Letter published in the Era Banner on 25 January 2012
As a resident and taxpayer in Newmarket for the past 24 years, I am writing on behalf of a group of concerned citizens to express our opposition to the proposed development on the former Slessor Motors site on Yonge Street.
The project will radically alter the visual and planning landscape in Newmarket and is a massive departure from the accepted planning guidelines employed by the town during the past decades.
The project proposes two huge towers of 26 and 29 storeys, in addition to two seven-storey buildings on a very small footprint of land.
They far exceed anything that has been approved in Newmarket in the past and will be an architectural eyesore dominating the visual landscape forever.
They will be constant reminders of our poor judgment, much like the failed venture at The Tannery Mall on Davis Drive.
If approved without significant modification, Slessor Square will be the standard to which all future proposals will be compared and ultimately approved by the Ontario Municipal Board.
It will open the development floodgates and lead to out-of-control construction and a serious deterioration of the quality of life in what is a quiet, safe community.

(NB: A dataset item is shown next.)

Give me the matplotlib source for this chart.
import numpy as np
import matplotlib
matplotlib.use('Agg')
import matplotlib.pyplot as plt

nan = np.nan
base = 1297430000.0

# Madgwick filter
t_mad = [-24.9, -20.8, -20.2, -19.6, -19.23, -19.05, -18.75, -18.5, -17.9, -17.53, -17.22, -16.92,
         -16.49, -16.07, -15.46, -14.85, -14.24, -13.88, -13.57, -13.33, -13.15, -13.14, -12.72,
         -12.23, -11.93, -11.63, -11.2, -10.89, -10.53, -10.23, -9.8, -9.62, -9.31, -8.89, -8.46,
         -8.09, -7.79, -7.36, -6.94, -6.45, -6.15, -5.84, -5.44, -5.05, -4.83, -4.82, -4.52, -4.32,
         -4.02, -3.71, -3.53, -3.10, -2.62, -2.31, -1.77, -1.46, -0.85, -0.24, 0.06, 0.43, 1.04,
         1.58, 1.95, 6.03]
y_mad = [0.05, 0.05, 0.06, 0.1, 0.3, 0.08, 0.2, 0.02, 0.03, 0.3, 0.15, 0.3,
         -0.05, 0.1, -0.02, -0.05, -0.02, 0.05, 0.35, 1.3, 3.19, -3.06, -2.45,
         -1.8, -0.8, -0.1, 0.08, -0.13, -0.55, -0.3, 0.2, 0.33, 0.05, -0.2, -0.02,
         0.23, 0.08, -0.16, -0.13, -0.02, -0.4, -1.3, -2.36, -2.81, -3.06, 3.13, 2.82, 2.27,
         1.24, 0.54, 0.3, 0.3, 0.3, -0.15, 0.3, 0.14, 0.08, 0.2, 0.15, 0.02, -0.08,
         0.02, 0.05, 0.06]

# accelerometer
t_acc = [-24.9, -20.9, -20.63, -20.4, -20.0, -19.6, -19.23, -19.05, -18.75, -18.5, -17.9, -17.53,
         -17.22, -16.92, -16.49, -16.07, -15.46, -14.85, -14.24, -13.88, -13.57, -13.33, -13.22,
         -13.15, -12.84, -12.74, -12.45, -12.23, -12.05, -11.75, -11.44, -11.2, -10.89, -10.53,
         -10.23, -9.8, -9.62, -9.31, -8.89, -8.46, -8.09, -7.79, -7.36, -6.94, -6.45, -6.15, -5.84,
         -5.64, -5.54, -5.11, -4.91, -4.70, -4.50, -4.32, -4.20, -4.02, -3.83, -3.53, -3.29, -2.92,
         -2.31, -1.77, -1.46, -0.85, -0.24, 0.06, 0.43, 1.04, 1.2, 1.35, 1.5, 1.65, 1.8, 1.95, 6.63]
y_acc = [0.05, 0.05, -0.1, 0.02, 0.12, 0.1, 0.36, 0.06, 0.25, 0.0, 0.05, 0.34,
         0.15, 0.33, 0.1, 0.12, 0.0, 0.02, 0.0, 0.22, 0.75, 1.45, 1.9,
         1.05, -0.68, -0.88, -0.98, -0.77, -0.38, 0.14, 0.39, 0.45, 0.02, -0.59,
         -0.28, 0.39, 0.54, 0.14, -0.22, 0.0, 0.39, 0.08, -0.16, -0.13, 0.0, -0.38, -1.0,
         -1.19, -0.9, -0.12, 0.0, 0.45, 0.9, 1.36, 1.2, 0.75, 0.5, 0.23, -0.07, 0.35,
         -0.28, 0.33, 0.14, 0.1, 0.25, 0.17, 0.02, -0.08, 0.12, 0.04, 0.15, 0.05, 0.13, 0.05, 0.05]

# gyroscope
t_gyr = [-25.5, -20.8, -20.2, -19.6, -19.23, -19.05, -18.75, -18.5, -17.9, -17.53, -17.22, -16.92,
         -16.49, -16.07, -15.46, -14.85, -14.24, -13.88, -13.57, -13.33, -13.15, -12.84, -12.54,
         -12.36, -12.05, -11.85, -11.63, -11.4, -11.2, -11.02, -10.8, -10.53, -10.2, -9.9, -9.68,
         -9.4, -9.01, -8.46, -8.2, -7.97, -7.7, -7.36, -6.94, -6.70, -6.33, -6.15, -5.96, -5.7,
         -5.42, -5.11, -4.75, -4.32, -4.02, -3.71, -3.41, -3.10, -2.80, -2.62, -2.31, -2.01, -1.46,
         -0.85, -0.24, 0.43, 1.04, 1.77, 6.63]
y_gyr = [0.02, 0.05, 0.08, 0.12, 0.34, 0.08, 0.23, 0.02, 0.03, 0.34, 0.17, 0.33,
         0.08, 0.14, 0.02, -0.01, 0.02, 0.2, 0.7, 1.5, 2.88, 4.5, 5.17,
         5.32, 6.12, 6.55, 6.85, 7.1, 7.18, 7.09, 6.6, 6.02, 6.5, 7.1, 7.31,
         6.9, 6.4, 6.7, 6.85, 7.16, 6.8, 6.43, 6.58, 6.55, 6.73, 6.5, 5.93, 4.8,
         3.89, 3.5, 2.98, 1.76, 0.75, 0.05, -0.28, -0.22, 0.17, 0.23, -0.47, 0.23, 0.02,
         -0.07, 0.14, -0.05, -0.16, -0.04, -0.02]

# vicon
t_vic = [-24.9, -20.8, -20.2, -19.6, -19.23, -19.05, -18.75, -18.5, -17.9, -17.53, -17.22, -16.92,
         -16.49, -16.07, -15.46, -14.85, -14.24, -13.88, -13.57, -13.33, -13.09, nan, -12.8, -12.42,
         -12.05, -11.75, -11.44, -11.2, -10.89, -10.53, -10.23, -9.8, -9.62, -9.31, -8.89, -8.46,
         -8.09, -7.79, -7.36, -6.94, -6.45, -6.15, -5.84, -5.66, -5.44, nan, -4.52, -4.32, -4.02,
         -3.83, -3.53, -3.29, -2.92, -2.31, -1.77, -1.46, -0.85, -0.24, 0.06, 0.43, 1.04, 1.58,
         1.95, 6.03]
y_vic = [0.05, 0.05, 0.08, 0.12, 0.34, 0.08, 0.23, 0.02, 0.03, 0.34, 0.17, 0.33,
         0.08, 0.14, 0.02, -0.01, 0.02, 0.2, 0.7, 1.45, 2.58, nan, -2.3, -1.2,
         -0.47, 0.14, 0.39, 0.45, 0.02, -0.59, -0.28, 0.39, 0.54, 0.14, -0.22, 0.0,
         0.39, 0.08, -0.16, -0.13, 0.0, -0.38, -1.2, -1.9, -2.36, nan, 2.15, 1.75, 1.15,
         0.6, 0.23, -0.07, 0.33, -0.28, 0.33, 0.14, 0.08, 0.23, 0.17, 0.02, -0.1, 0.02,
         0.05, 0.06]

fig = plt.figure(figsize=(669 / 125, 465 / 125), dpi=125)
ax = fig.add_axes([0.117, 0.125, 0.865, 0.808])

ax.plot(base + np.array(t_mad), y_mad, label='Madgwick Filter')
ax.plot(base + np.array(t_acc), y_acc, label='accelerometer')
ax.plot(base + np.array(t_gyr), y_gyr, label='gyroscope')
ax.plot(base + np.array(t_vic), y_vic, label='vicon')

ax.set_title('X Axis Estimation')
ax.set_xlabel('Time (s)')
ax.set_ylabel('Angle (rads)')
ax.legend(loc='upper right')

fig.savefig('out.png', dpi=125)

This project is a choice between sustainable, progressive and reasonable growth and intensification and unlimited, unrestricted and uncontrolled development.

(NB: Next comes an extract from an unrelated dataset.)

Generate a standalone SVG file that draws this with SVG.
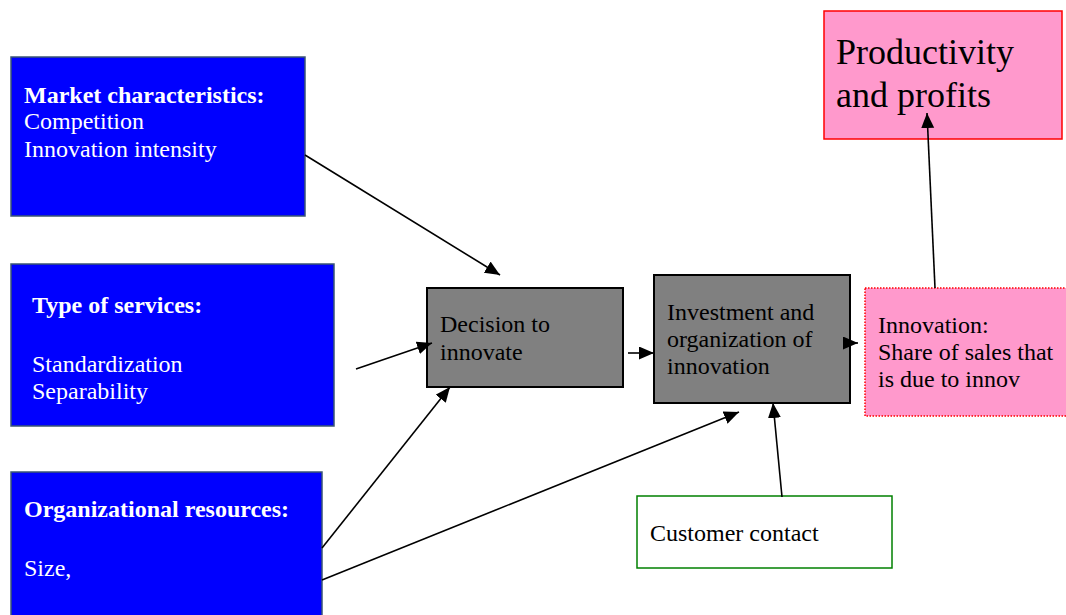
<svg xmlns="http://www.w3.org/2000/svg" width="1066" height="615" viewBox="0 0 1066 615">
  <style>
    .blue { fill: #0000ff; stroke: #3a5675; stroke-width: 1.5; }
    .grey { fill: #808080; stroke: #000; stroke-width: 2; }
    .pink { fill: #ff99cc; stroke: #ff0000; stroke-width: 1.5; }
    .pinkdot { fill: #ff99cc; stroke: #ff0000; stroke-width: 1.5; stroke-dasharray: 1.5 1.5; }
    .green { fill: #ffffff; stroke: #008000; stroke-width: 1.5; }
    .t { font-family: "Liberation Serif", "Times New Roman", serif; font-size: 24px; }
    .w { fill: #ffffff; }
    .k { fill: #000000; }
    .b { font-weight: bold; }
    .big { font-size: 36px; }
    .conn line { stroke: #000; stroke-width: 1.6; marker-end: url(#ah); }
  </style>
  <defs>
    <marker id="ah" markerUnits="userSpaceOnUse" markerWidth="16" markerHeight="14" refX="15" refY="6.5" orient="auto">
      <path d="M0,0 L15,6.5 L0,13 z" fill="#000"/>
    </marker>
  </defs>
  <rect width="1066" height="615" fill="#ffffff"/>

  <g id="market">
    <rect class="blue" x="11" y="57" width="294" height="159"/>
    <text class="t w b" x="24" y="103">Market characteristics:</text>
    <text class="t w" x="24" y="129">Competition</text>
    <text class="t w" x="24" y="157">Innovation intensity</text>
  </g>

  <g id="services">
    <rect class="blue" x="11" y="264" width="323" height="162"/>
    <text class="t w b" x="32" y="313">Type of services:</text>
    <text class="t w" x="32" y="372">Standardization</text>
    <text class="t w" x="32" y="399">Separability</text>
  </g>

  <g id="resources">
    <rect class="blue" x="11" y="472" width="311" height="150"/>
    <text class="t w b" x="24" y="517">Organizational resources:</text>
    <text class="t w" x="24" y="576">Size,</text>
  </g>

  <g id="decision">
    <rect class="grey" x="427" y="288" width="196" height="99"/>
    <text class="t k" x="440" y="332">Decision to</text>
    <text class="t k" x="440" y="360">innovate</text>
  </g>

  <g id="investment">
    <rect class="grey" x="654" y="275" width="196" height="128"/>
    <text class="t k" x="667" y="320">Investment and</text>
    <text class="t k" x="667" y="347">organization of</text>
    <text class="t k" x="667" y="374">innovation</text>
  </g>

  <g id="innovation">
    <rect class="pinkdot" x="865" y="288" width="203" height="128"/>
    <text class="t k" x="878" y="333">Innovation:</text>
    <text class="t k" x="878" y="360">Share of sales that</text>
    <text class="t k" x="878" y="387">is due to innov</text>
  </g>

  <g id="productivity">
    <rect class="pink" x="824" y="11" width="238" height="128"/>
    <text class="t k big" x="836" y="64">Productivity</text>
    <text class="t k big" x="836" y="107">and profits</text>
  </g>

  <g id="customer">
    <rect class="green" x="637" y="496" width="255" height="72"/>
    <text class="t k" x="650" y="541">Customer contact</text>
  </g>

  <g id="connectors" class="conn">
    <line x1="305" y1="155" x2="500" y2="275"/>
    <line x1="356" y1="369" x2="432" y2="343"/>
    <line x1="322" y1="548" x2="450" y2="387"/>
    <line x1="322" y1="580" x2="739" y2="412"/>
    <line x1="628" y1="353" x2="654" y2="353"/>
    <line x1="843" y1="343" x2="858" y2="343"/>
    <line x1="782" y1="497" x2="773" y2="403"/>
    <line x1="935" y1="288" x2="927" y2="113"/>
  </g>
</svg>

The latter will lead to Newmarket becoming similar to a number of other forgettable urban wastelands, such as Yonge and Sheppard Avenue and Yonge and Finch Avenue in Toronto and Major Mackenzie and Yonge in Richmond Hill.
These kinds of cold, impersonal and intensified architectural landscapes have made a lot of developers rich, but have done little to improve the quality of life in these communities.
They are what most people moved to Newmarket to escape.
The argument that intensification will bring additional tax revenues and help build infrastructure is a chicken-and-egg debate.
Toronto serves as a cautionary tale. It has high intensification, yet services and jobs are being slashed.
Bigger is not always better, as Toronto has experienced.
We will regret our apathy if we do not demonstrate our displeasure with this planning coup.